Instructions for the task -> Give an exact transcription of every line, dropping the images.

Provided data ->
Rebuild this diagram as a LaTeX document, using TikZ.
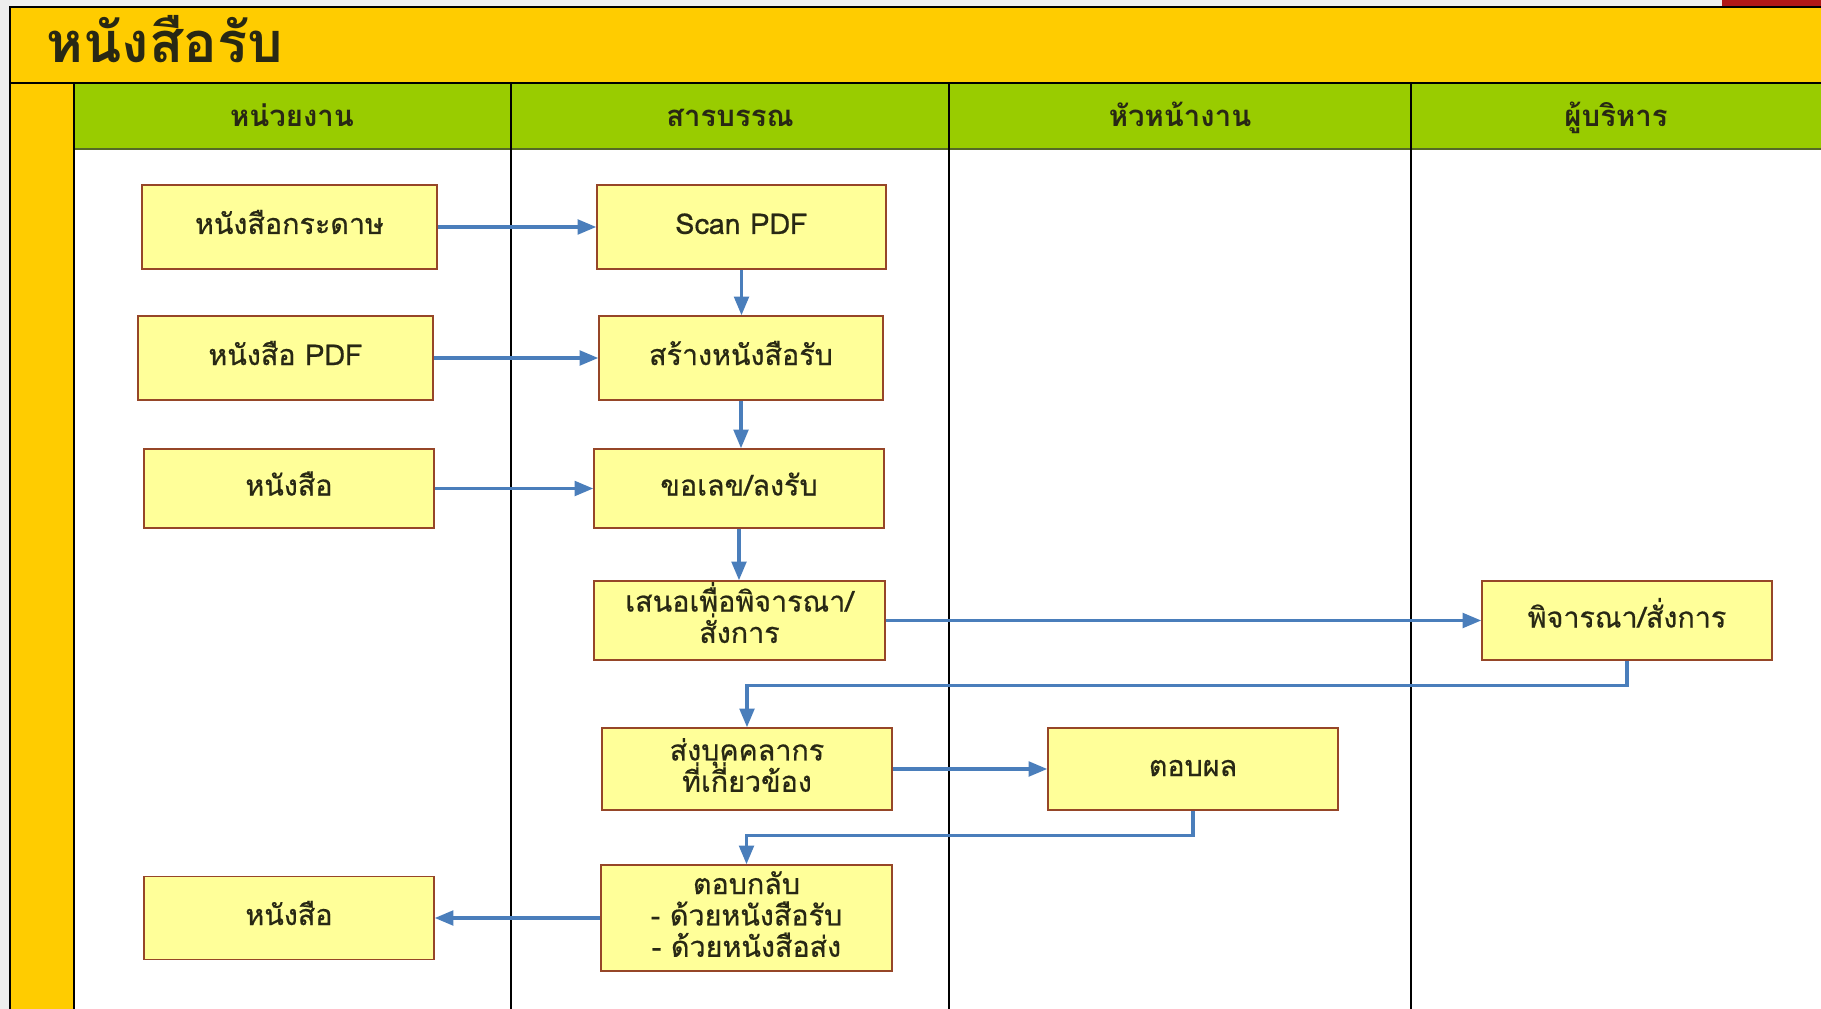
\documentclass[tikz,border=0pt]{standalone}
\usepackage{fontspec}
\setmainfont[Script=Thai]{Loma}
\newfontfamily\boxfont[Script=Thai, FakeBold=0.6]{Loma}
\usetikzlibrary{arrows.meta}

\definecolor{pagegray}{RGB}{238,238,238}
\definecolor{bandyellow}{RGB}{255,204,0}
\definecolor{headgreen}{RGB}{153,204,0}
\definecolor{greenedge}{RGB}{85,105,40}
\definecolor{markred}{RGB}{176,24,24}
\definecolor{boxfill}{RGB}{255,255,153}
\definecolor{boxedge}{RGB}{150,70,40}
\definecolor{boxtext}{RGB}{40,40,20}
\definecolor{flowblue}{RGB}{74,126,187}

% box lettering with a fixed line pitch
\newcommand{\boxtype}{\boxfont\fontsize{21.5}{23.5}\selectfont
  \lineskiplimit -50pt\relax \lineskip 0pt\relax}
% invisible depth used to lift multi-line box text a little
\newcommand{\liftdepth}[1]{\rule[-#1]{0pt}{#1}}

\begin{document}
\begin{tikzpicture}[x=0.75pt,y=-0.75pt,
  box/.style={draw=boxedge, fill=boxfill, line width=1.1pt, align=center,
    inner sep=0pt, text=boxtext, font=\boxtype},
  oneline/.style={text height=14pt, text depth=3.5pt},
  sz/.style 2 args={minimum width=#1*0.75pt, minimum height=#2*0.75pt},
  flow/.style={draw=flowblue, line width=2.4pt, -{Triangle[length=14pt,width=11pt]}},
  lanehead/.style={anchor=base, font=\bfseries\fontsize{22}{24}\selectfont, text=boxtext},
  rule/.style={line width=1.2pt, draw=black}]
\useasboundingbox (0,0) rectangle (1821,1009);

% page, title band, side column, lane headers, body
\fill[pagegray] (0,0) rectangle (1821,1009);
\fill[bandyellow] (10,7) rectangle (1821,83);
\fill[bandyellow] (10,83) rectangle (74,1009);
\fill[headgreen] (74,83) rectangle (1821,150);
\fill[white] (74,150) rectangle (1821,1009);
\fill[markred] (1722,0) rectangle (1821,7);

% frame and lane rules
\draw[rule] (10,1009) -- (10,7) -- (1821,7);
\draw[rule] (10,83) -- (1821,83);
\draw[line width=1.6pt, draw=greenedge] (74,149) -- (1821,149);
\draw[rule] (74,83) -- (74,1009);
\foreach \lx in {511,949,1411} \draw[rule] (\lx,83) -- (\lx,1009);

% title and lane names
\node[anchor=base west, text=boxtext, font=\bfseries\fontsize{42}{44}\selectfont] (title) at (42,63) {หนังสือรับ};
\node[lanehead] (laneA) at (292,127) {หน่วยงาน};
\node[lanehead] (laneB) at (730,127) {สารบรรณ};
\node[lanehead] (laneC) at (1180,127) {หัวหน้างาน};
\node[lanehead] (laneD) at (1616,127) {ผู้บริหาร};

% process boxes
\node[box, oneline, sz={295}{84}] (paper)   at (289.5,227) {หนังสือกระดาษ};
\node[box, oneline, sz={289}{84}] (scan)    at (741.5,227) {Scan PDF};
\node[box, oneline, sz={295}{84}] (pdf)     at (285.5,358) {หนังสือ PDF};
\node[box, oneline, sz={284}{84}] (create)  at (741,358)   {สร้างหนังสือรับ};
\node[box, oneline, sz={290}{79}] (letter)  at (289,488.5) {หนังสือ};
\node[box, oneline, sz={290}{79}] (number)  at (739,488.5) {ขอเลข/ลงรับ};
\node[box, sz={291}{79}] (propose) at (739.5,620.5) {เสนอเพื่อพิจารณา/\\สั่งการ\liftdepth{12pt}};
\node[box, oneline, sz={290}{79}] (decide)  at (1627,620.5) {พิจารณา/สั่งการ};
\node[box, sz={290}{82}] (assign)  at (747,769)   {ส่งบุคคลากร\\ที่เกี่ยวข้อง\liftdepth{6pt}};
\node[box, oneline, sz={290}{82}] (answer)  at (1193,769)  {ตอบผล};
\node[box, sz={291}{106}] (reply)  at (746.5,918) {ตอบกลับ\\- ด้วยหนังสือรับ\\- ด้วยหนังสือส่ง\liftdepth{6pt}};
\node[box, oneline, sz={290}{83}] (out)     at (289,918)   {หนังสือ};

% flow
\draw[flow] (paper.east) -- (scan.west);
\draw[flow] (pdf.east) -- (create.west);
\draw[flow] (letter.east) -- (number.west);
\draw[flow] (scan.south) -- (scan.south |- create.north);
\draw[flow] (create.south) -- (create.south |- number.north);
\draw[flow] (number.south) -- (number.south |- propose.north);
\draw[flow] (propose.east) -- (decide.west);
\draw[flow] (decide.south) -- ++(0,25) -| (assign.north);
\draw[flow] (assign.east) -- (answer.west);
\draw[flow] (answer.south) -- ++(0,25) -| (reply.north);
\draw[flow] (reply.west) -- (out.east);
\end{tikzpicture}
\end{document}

Answer below ->
Rebuild this diagram as a LaTeX document, using TikZ.
\documentclass[tikz,border=0pt]{standalone}
\usepackage{fontspec}
\setmainfont[Script=Thai]{Loma}
\newfontfamily\boxfont[Script=Thai, FakeBold=0.6]{Loma}
\usetikzlibrary{arrows.meta}

\definecolor{pagegray}{RGB}{238,238,238}
\definecolor{bandyellow}{RGB}{255,204,0}
\definecolor{headgreen}{RGB}{153,204,0}
\definecolor{greenedge}{RGB}{85,105,40}
\definecolor{markred}{RGB}{176,24,24}
\definecolor{boxfill}{RGB}{255,255,153}
\definecolor{boxedge}{RGB}{150,70,40}
\definecolor{boxtext}{RGB}{40,40,20}
\definecolor{flowblue}{RGB}{74,126,187}

% box lettering with a fixed line pitch
\newcommand{\boxtype}{\boxfont\fontsize{21.5}{23.5}\selectfont
  \lineskiplimit -50pt\relax \lineskip 0pt\relax}
% invisible depth used to lift multi-line box text a little
\newcommand{\liftdepth}[1]{\rule[-#1]{0pt}{#1}}

\begin{document}
\begin{tikzpicture}[x=0.75pt,y=-0.75pt,
  box/.style={draw=boxedge, fill=boxfill, line width=1.1pt, align=center,
    inner sep=0pt, text=boxtext, font=\boxtype},
  oneline/.style={text height=14pt, text depth=3.5pt},
  sz/.style 2 args={minimum width=#1*0.75pt, minimum height=#2*0.75pt},
  flow/.style={draw=flowblue, line width=2.4pt, -{Triangle[length=14pt,width=11pt]}},
  lanehead/.style={anchor=base, font=\bfseries\fontsize{22}{24}\selectfont, text=boxtext},
  rule/.style={line width=1.2pt, draw=black}]
\useasboundingbox (0,0) rectangle (1821,1009);

% page, title band, side column, lane headers, body
\fill[pagegray] (0,0) rectangle (1821,1009);
\fill[bandyellow] (10,7) rectangle (1821,83);
\fill[bandyellow] (10,83) rectangle (74,1009);
\fill[headgreen] (74,83) rectangle (1821,150);
\fill[white] (74,150) rectangle (1821,1009);
\fill[markred] (1722,0) rectangle (1821,7);

% frame and lane rules
\draw[rule] (10,1009) -- (10,7) -- (1821,7);
\draw[rule] (10,83) -- (1821,83);
\draw[line width=1.6pt, draw=greenedge] (74,149) -- (1821,149);
\draw[rule] (74,83) -- (74,1009);
\foreach \lx in {511,949,1411} \draw[rule] (\lx,83) -- (\lx,1009);

% title and lane names
\node[anchor=base west, text=boxtext, font=\bfseries\fontsize{42}{44}\selectfont] (title) at (42,63) {หนังสือรับ};
\node[lanehead] (laneA) at (292,127) {หน่วยงาน};
\node[lanehead] (laneB) at (730,127) {สารบรรณ};
\node[lanehead] (laneC) at (1180,127) {หัวหน้างาน};
\node[lanehead] (laneD) at (1616,127) {ผู้บริหาร};

% process boxes
\node[box, oneline, sz={295}{84}] (paper)   at (289.5,227) {หนังสือกระดาษ};
\node[box, oneline, sz={289}{84}] (scan)    at (741.5,227) {Scan PDF};
\node[box, oneline, sz={295}{84}] (pdf)     at (285.5,358) {หนังสือ PDF};
\node[box, oneline, sz={284}{84}] (create)  at (741,358)   {สร้างหนังสือรับ};
\node[box, oneline, sz={290}{79}] (letter)  at (289,488.5) {หนังสือ};
\node[box, oneline, sz={290}{79}] (number)  at (739,488.5) {ขอเลข/ลงรับ};
\node[box, sz={291}{79}] (propose) at (739.5,620.5) {เสนอเพื่อพิจารณา/\\สั่งการ\liftdepth{12pt}};
\node[box, oneline, sz={290}{79}] (decide)  at (1627,620.5) {พิจารณา/สั่งการ};
\node[box, sz={290}{82}] (assign)  at (747,769)   {ส่งบุคคลากร\\ที่เกี่ยวข้อง\liftdepth{6pt}};
\node[box, oneline, sz={290}{82}] (answer)  at (1193,769)  {ตอบผล};
\node[box, sz={291}{106}] (reply)  at (746.5,918) {ตอบกลับ\\- ด้วยหนังสือรับ\\- ด้วยหนังสือส่ง\liftdepth{6pt}};
\node[box, oneline, sz={290}{83}] (out)     at (289,918)   {หนังสือ};

% flow
\draw[flow] (paper.east) -- (scan.west);
\draw[flow] (pdf.east) -- (create.west);
\draw[flow] (letter.east) -- (number.west);
\draw[flow] (scan.south) -- (scan.south |- create.north);
\draw[flow] (create.south) -- (create.south |- number.north);
\draw[flow] (number.south) -- (number.south |- propose.north);
\draw[flow] (propose.east) -- (decide.west);
\draw[flow] (decide.south) -- ++(0,25) -| (assign.north);
\draw[flow] (assign.east) -- (answer.west);
\draw[flow] (answer.south) -- ++(0,25) -| (reply.north);
\draw[flow] (reply.west) -- (out.east);
\end{tikzpicture}
\end{document}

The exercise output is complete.